Salari italiani fuori dall’Europa

L’impressione c’era. Ma vedersela confermata così, dalla brutalità dei numeri, condita dal linguaggio asettico della statistica spiegata al popolo, beh… fa una certa impressione.
I salari italiani sono i più bassi d’Europa. Punto. Portoghesi a parte, abbiamo toccato il fondo tra i «quindici» che costituiscono l’Europa «vera», quella che serba memoria del «modello sociale europeo». Più indietro ci saranno le new entry, gli affamati dell’Est che giocano tutta la propria competitività su un costo del lavoro ancora più vicino al terzo mondo che non al Vecchio Continente.
Noi siamo i penultimi dei «quartieri alti». Il bello (si fa per dire) è che abbiamo perso posizioni anno dopo anno. Tra il 2000 e il 2006 – spiega il rapporto Eurispes, elaborato sui dati ufficiali Eurostat filtrati dall’Ocse – siamo stati sorpassati in tromba dai nostri cugini mediterranei Spagna e Grecia. Solo nel 2004 il salario medio annuo di un lavoratore italiano dipendente dell’industria o dei servizi (con esclusione dunque dei salariati agricoli e dei dipendenti pubblici) era di 15.597 euro, mentre uno spagnolo intascava 26 euro in meno e un greco arrancava a 12.434. L’anno successivo lo spagnolo ci lasciava a 1.000 euro di distanza, il greco a 430. Nel 2006 la situazione è peggiorata ancora, con l’iberico a veleggiare sui 17.412 euro, il greco che ci guarda dall’alto dei suoi 16.720 e l’italiano che si barcamena con 16.242. Il portoghese piange a 13.136, è vero, ma in due anni ha ridotto il distacco da 7.000 euro a soli 3.000. Si può anche dare tutta la colpa al governo Berlusconi, ma la chiave vera è la subordinazione completa di qualsiasi governo alle pretese di Confindustria, oltre che ai «diktat» provenienti dai diversi organismo sovranazionali (Ue, Fmi, Bamca Mondiale, ecc).

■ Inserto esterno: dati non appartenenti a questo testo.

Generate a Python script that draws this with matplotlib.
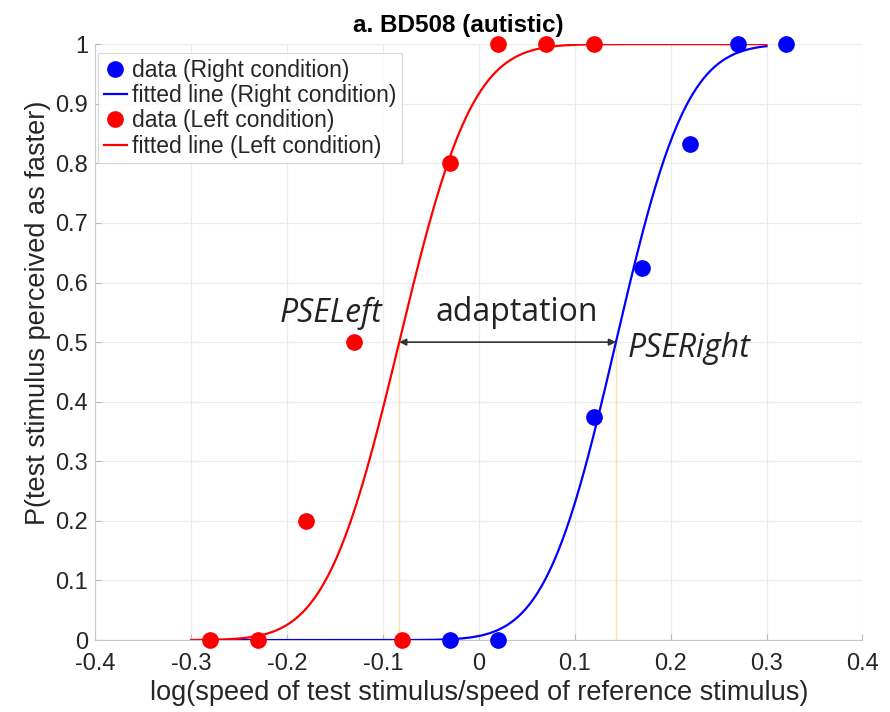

Un crollo simile delle retribuzioni nette arriva in conseguenza di una dinamica salariale arretrante, più che «bloccata». Nel quinquennio considerato, infatti, il salario medio lordo europeo è cresciuto del 18%, mentre in Italia solo del 13,7. Gli ultraliberisti inglesi hanno addirittura impazzato con un +27,8, mentre i già ricchi svedesi si sono accontentati di un +7,7. Vero è che il costo medio per ora lavorata risulta ancora leggermente più alto in Italia (21,3) rispetto a Spagna (14,7) e Grecia (13,3); ma è colpa soltanto del «cuneo fiscale», più alto da noi.

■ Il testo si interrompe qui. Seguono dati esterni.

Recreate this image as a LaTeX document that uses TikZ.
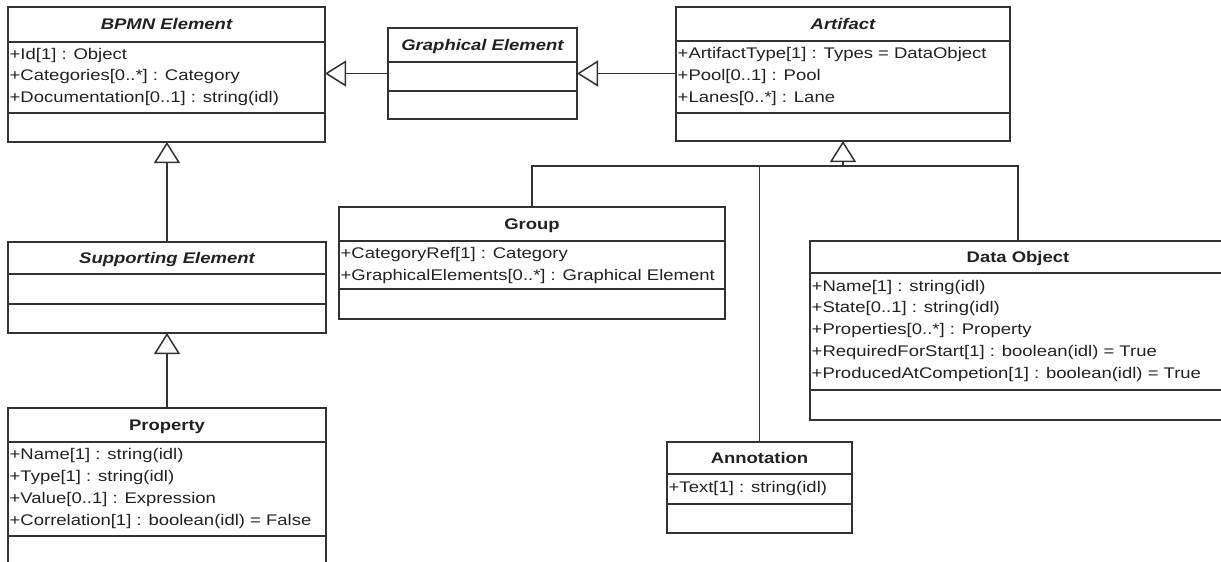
\documentclass[tikz,border=0pt]{standalone}
\usepackage{fontspec}
\setmainfont[FakeStretch=1.2]{Liberation Sans}
\usetikzlibrary{arrows.meta}
\definecolor{linec}{HTML}{333333}
\definecolor{txtc}{HTML}{222222}
\newcommand{\attrfont}{\fontsize{15.4}{21.9}\selectfont}
\tikzset{
  classbox/.style={draw=linec, line width=1.6pt, fill=white, inner sep=0pt, outer sep=0pt, anchor=north west},
  compline/.style={draw=linec, line width=1.4pt},
  absttitle/.style={anchor=base, inner sep=0pt, text=txtc, font=\attrfont\bfseries\itshape},
  conctitle/.style={anchor=base, inner sep=0pt, text=txtc, font=\attrfont\bfseries},
  attrs/.style={anchor=base west, inner sep=0pt, align=left, text=txtc, font=\attrfont},
  conn/.style={draw=linec, line width=1.5pt},
  gen/.style={draw=linec, line width=1.5pt, -{Triangle[open, length=21pt, width=26pt, line width=1.5pt]}},
}
\begin{document}
\begin{tikzpicture}[x=1pt, y=-1pt]
\useasboundingbox (0,0) rectangle (1221,562);
\clip (0,0) rectangle (1221,562);
\fill[white] (0,0) rectangle (1221,562);

% BPMN Element
\node[classbox, minimum width=317pt, minimum height=135pt] (bpmn) at (8,7) {};
\draw[compline] (8,42) -- (325,42) (8,113) -- (325,113);
\node[absttitle] (bpmnt) at (166.5,29.5) {BPMN Element};
\node[attrs] (bpmna) at (9.5,102.8) {+Id[1] : Object\\+Categories[0..*] : Category\\+Documentation[0..1] : string(idl)};

% Graphical Element
\node[classbox, minimum width=189pt, minimum height=91pt] (ge) at (388,28) {};
\draw[compline] (388,62) -- (577,62) (388,91) -- (577,91);
\node[absttitle] (get) at (482.5,50) {Graphical Element};

% Artifact
\node[classbox, minimum width=334pt, minimum height=134pt] (art) at (676,7) {};
\draw[compline] (676,41) -- (1010,41) (676,113) -- (1010,113);
\node[absttitle] (artt) at (843,29) {Artifact};
\node[attrs] (arta) at (677.5,102.3) {+ArtifactType[1] : Types = DataObject\\+Pool[0..1] : Pool\\+Lanes[0..*] : Lane};

% Supporting Element
\node[classbox, minimum width=318pt, minimum height=91pt] (sup) at (8,242) {};
\draw[compline] (8,274) -- (326,274) (8,304) -- (326,304);
\node[absttitle] (supt) at (167,263) {Supporting Element};

% Property
\node[classbox, minimum width=318pt, minimum height=162pt] (prop) at (8,408) {};
\draw[compline] (8,442) -- (326,442) (8,536) -- (326,536);
\node[conctitle] (propt) at (167,430.5) {Property};
\node[attrs] (propa) at (9.5,525.2) {+Name[1] : string(idl)\\+Type[1] : string(idl)\\+Value[0..1] : Expression\\+Correlation[1] : boolean(idl) = False};

% Group
\node[classbox, minimum width=386pt, minimum height=112pt] (grp) at (339,207) {};
\draw[compline] (339,241) -- (725,241) (339,289) -- (725,289);
\node[conctitle] (grpt) at (532,229.5) {Group};
\node[attrs] (grpa) at (340.5,280.4) {+CategoryRef[1] : Category\\+GraphicalElements[0..*] : Graphical Element};

% Data Object
\node[classbox, minimum width=416pt, minimum height=179pt] (dob) at (810,241) {};
\draw[compline] (810,273) -- (1226,273) (810,390) -- (1226,390);
\node[conctitle] (dobt) at (1018,262) {Data Object};
\node[attrs] (doba) at (811.5,378.6) {+Name[1] : string(idl)\\+State[0..1] : string(idl)\\+Properties[0..*] : Property\\+RequiredForStart[1] : boolean(idl) = True\\+ProducedAtCompetion[1] : boolean(idl) = True};

% Annotation
\node[classbox, minimum width=185pt, minimum height=91pt] (ann) at (667,442) {};
\draw[compline] (667,474) -- (852,474) (667,504) -- (852,504);
\node[conctitle] (annt) at (759.5,463) {Annotation};
\node[attrs] (anna) at (668.5,492.5) {+Text[1] : string(idl)};

% Generalisations
\draw[gen] (ge.west) -- (ge.west -| bpmn.east);
\draw[gen] (ge.east -| art.west) -- (ge.east);
\draw[gen] (sup.north) -- (sup.north |- bpmn.south);
\draw[gen] (prop.north) -- (prop.north |- sup.south);
\coordinate (bus) at ([yshift=-25pt]art.south);
\draw[gen] (bus) -- (art.south);
\draw[conn] (grp.north) |- (bus) -| (dob.north);
\draw[conn] (ann.north) -- (ann.north |- bus);
\end{tikzpicture}
\end{document}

Insomma: a livello di salario lordo siamo quart’ultimi, sul netto (quello che effettivamente ci viene dato in busta paga) siamo in fondo (col Portogallo ormai in scia). Le cose peggiorano considerando l’evoluzione del tasso di inflazione. Fatto uguale a 100 sia il valore del salario che quello dei prezzi al consumo nell’anno 2000, infatti, risulta che i salari italiani a dicembre 2006 sono pari a 116,7 mentre i prezzi sono saliti a 120. Oltre tre punti in meno (e stiamo parlando dll’inflazione «ufficiale», non di quella «reale»). Fin troppo facile, a questo punto, capire come abbia agito l’«effetto congiunto» tra erosione del potere d’acquisto e contenuta dinamica salariale.
In una giornata così, suona decisamente surreale – per non dire provocatoria – l’ennesima sortita del commissario europeo all’economia, Joaquin Almunia, che nel suo Rapporto trimestrale sull’eurozona ha invitato l’Italia a «moderare i salari», che nel nostro paese si sarebbero mossi in modo «particolarmente pronunciato». Diciamola così: se Almunia fosse un rappresentante democraticamente eletto di un paese democratico, questo paese non avrebbe che da ingiungergli di restituire il mandato. Immediatamente. Di «ideologi liberisti» che non guardano neppure le proprie cifre, non si sente davvero il bisogno.